The survivor’s nil rate band can be increased by up to 100%, or one additional nil rate band. Thus, a surviving spouse’s nil rate band can increase to a maximum of £650,000 (NB ‘residence nil rate bands’ are not considered in this article).
Some individuals have wills with legacies (e.g., to a family discretionary trust) up to the amount of their available nil rate band. However, care is needed with the wording of the will.
For example, if the surviving spouse’s will leaves a sum ‘that is equal to an amount that will not give rise to an IHT charge’ to the trust, in HMRC’s view that amount will include any nil rate band transferred from the first spouse to die (see HMRC’s Inheritance Tax manual at IHTM43065).
Consequently, in the above example if the trustees distributed trust assets to a beneficiary before the trust’s first ten-year anniversary an IHT ‘exit charge’ could result, due to how the IHT is calculated.
What does it mean?
The inclusion of the transferred nil rate band from the first death with the survivor’s own nil rate band can also cause difficulties in interpreting the survivor’s intentions in their will.

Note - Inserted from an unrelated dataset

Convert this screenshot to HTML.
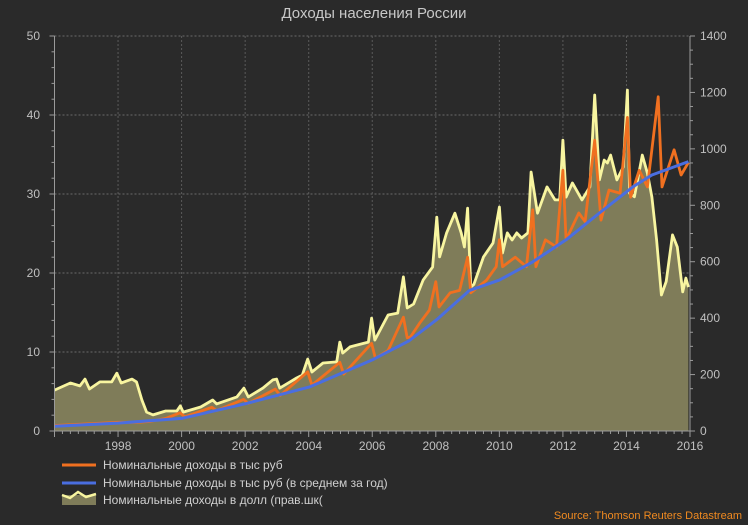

For example, in Loring v Woodland Trust  EWCA Civ 1314, the deceased died on 1 September 2011. Her will included the following nil rate band clause (with residue being left to charity):
“My trustees shall set aside out of my residuary estate assets or cash of an aggregate value equal to such sum as is at the date of my death the amount of my unused nil rate band for Inheritance Tax and to hold the same for such of the following as shall survive me…”
The net value of the deceased’s estate was £680,805. She survived her husband. Her personal representatives claimed her husband’s TNRB in full. The question was whether the effect of the above will clause was to pass £325,000 (i.e., the deceased’s nil rate band) or £650,000 (i.e., both spouse’s nil rate bands) to the beneficiaries under that clause (i.e., members of the deceased’s family). The residuary gift to charity was therefore either £355,805 or £30,805.
The charity contended that the family was only entitled to the deceased’s nil rate band of £325,000, and not her husband’s transferred nil rate band as well. This would increase the gift to the charity. The family argued the opposite, such that the legacy to them was £650,000.
The Court of Appeal concluded that the clause should be construed to mean that the legacy to the family members amounted to £650,000, being the amount of the enhanced nil rate band, and dismissed the charity’s appeal.
HMRC’s guidance (at tinyurl.com/HMRC-IHTM43065) includes specimen will clauses, together with comments by HMRC about which clauses are effective to pass unused nil rate band, and which are not. However, best practice is for wills to be prepared by suitably qualified and experienced professionals, and to avoid using ‘homemade’ wills.